Performed by: Sam Smith
Music: Thomas Newman
Lyrics: Sam Smith & Jimmy Napes
Like the film, which I initially enjoyed, I’ve had a change of heart regarding its theme song. Could it be that, after the triumph of Skyfall, I wanted to like both too much? Who knows. But I’ll tell you this: time and repeated viewings have done no favors to either. The film absolutely falls apart once Bond get to Blofeld’s desert compound. As for the song, despite having a lush, string-heavy Bondian accompaniment, there’s just something about Sam Smith’s castrato voice that makes me want to lay my head under a hydraulic press and hit the “flatten” button. Or, short of that, buy the guy some looser-fitting underwear. Also, the pre-chorus (If I risk it all/Could you break my fall?) kinda comes from out of nowhere and almost sounds like it’s been cribbed from another song. It simply doesn’t mesh with what came before or what comes after.
Of course, the real, real reason I’ve changed my tune on this tune will be revealed to those who journey with me all the way to #1.
#18 Casino Royale (2006, dir: Martin Campbell)
Song title: “You Know My Name”
Performed by: Chris Cornell
Music: David Arnold
Lyrics: Chris Cornell & David Arnold
While this may sound like sacrilege to some (Goldfinger! Connery!), I think Casino Royale is far and away the finest entry in the James Bond canon. And, doubling down, I think Daniel Craig is the best Bond. Everything in this film works, everyone involved is on top of his/her game. I could watch that brilliantly staged, photographed and edited parkour scene once a week for the rest of my life and never get bored. That said…

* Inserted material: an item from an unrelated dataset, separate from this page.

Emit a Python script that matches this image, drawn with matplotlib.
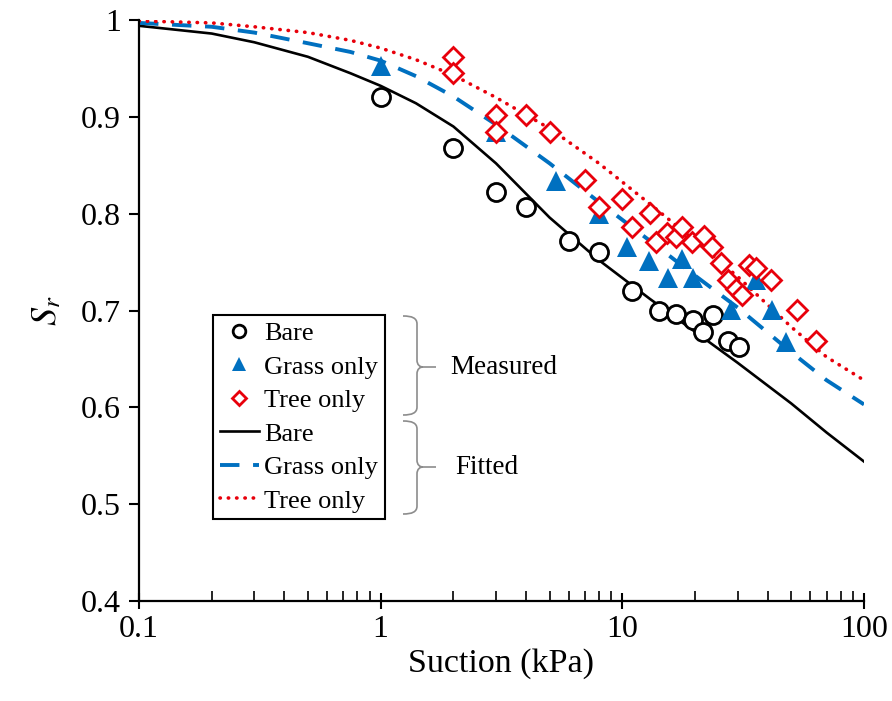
import matplotlib
matplotlib.use("Agg")
import matplotlib.pyplot as plt
from matplotlib.path import Path
from matplotlib.patches import PathPatch
from matplotlib.ticker import LogLocator, NullFormatter, FixedLocator

plt.rcParams["font.family"] = ["Liberation Serif", "DejaVu Serif"]
plt.rcParams["mathtext.fontset"] = "stix"

# measured points
bare_x = [1, 2, 3, 4, 6, 8, 11, 14.2, 16.7, 19.6, 21.6, 23.8, 27.4, 30.4]
bare_y = [0.920, 0.868, 0.822, 0.807, 0.772, 0.760, 0.720, 0.699, 0.696,
          0.690, 0.678, 0.695, 0.668, 0.662]

grass_x = [1, 3, 5.3, 8, 10.5, 12.9, 15.5, 17.7, 19.6, 28.2, 35.8, 41.7, 47.6]
grass_y = [0.952, 0.884, 0.834, 0.800, 0.766, 0.751, 0.734, 0.753, 0.734,
           0.701, 0.732, 0.701, 0.667]

tree_x = [2, 2, 3, 3, 4, 5, 7, 8, 10, 11, 13, 13.8, 15.3, 16.7, 17.7, 19.5,
          21.8, 23.6, 25.7, 27.4, 29.6, 31.3, 33.5, 35.8, 41.3, 52.9, 63.4]
tree_y = [0.962, 0.945, 0.902, 0.884, 0.902, 0.884, 0.835, 0.807, 0.815,
          0.786, 0.801, 0.771, 0.780, 0.776, 0.786, 0.771, 0.777, 0.766,
          0.749, 0.732, 0.722, 0.716, 0.747, 0.744, 0.732, 0.701, 0.668]

# fitted curves
fit_x = [0.1, 0.2, 0.3, 0.5, 0.75, 1, 1.4, 2, 3, 5, 8, 13, 20, 30, 50, 70, 100]
fit_bare = [0.994, 0.986, 0.977, 0.962, 0.945, 0.932, 0.914, 0.890, 0.852,
            0.796, 0.752, 0.712, 0.678, 0.646, 0.604, 0.574, 0.544]
fit_grass = [0.997, 0.993, 0.987, 0.976, 0.967, 0.958, 0.942, 0.921, 0.892,
             0.852, 0.812, 0.772, 0.736, 0.703, 0.657, 0.628, 0.603]
fit_tree = [0.999, 0.997, 0.993, 0.987, 0.979, 0.971, 0.959, 0.943, 0.920,
            0.888, 0.852, 0.810, 0.772, 0.735, 0.683, 0.652, 0.628]

blue = "#0070C0"
red = "#E8000B"

W, H = 892, 701
fig = plt.figure(figsize=(W / 100, H / 100), dpi=100)
ax = fig.add_axes([139 / W, 1 - 601 / H, 725 / W, 581 / H])

ax.plot(bare_x, bare_y, "o", ms=13, mfc="white", mec="black", mew=2,
        ls="none", label="Bare", zorder=3)
ax.plot(grass_x, grass_y, "^", ms=14, mfc=blue, mec=blue, mew=0,
        ls="none", label="Grass only", zorder=3)
ax.plot(tree_x, tree_y, "D", ms=10, mfc="white", mec=red, mew=2,
        ls="none", label="Tree only", zorder=4)

ax.plot(fit_x, fit_bare, "-", color="black", lw=1.9, label="Bare", zorder=2)
ax.plot(fit_x, fit_grass, color=blue, lw=2.8, ls=(0, (5, 3.5)),
        label="Grass only", zorder=2)
ax.plot(fit_x, fit_tree, color=red, lw=2.6, ls=(0, (0.1, 2.2)),
        dash_capstyle="round", label="Tree only", zorder=2)

ax.set_xscale("log")
ax.set_xlim(0.1, 100)
ax.set_ylim(0.4, 1.0)

ax.xaxis.set_major_locator(FixedLocator([0.1, 1, 10, 100]))
ax.set_xticklabels(["0.1", "1", "10", "100"])
ax.xaxis.set_minor_locator(LogLocator(base=10, subs=range(2, 10)))
ax.xaxis.set_minor_formatter(NullFormatter())
ax.set_yticks([0.4, 0.5, 0.6, 0.7, 0.8, 0.9, 1.0])
ax.set_yticklabels(["0.4", "0.5", "0.6", "0.7", "0.8", "0.9", "1"])

ax.tick_params(axis="x", which="major", direction="inout", length=12,
               width=1.5, labelsize=23, pad=4)
ax.tick_params(axis="x", which="minor", direction="in", length=7, width=1.2)
ax.tick_params(axis="y", which="major", direction="out", length=7,
               width=1.5, labelsize=23, pad=6)

for side in ["top", "right"]:
    ax.spines[side].set_visible(False)
for side in ["left", "bottom"]:
    ax.spines[side].set_linewidth(1.6)

ax.set_xlabel("Suction (kPa)", fontsize=24.5, labelpad=3)
ax.set_ylabel(r"$S_r$", fontsize=26, labelpad=12)

leg = ax.legend(
    loc="upper left",
    bbox_to_anchor=((213 - 139) / 725, (601 - 315) / 581),
    borderaxespad=0,
    fontsize=19,
    frameon=True,
    fancybox=False,
    edgecolor="black",
    framealpha=1,
    handlelength=1.5,
    handletextpad=0.2,
    labelspacing=0.38,
    borderpad=0.25,
    markerscale=0.7,
)
leg.get_frame().set_linewidth(1.5)


def px(x, y):
    return (x / W, 1 - y / H)


def brace(top, mid, bot):
    x0, x1, x2, x3 = 403, 417, 423, 436
    verts = [
        px(x0, top), px(412, top), px(x1, top + 2), px(x1, top + 8),
        px(x1, mid - 7),
        px(x1, mid - 2), px(420, mid), px(x2, mid),
        px(x3, mid),
        px(x2, mid),
        px(420, mid), px(x1, mid + 2), px(x1, mid + 7),
        px(x1, bot - 8),
        px(x1, bot - 2), px(412, bot), px(x0, bot),
    ]
    codes = [Path.MOVETO, Path.CURVE4, Path.CURVE4, Path.CURVE4,
             Path.LINETO,
             Path.CURVE4, Path.CURVE4, Path.CURVE4,
             Path.LINETO,
             Path.MOVETO,
             Path.CURVE4, Path.CURVE4, Path.CURVE4,
             Path.LINETO,
             Path.CURVE4, Path.CURVE4, Path.CURVE4]
    patch = PathPatch(Path(verts, codes), transform=fig.transFigure,
                      fill=False, edgecolor="#8c8c8c", lw=1.2)
    fig.patches.append(patch)


brace(316, 367, 415)
brace(421, 467, 514)

fig.text(*px(504, 367), "Measured", fontsize=19.5, ha="center", va="center")
fig.text(*px(487, 467), "Fitted", fontsize=19.5, ha="center", va="center")

fig.savefig("out.png", dpi=100)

I think the title song stinks. Yeah, I’ll give it a little credit for introducing a motif we’ll hear throughout the film, one that works fine in an orchestral setting. As part of a song, though? Shrug. Not that Cornell (of the band Soundgarden) and Arnold didn’t give it the old college try—they did and then some. But the end result, to these ears, is simply flat, a snooze fest.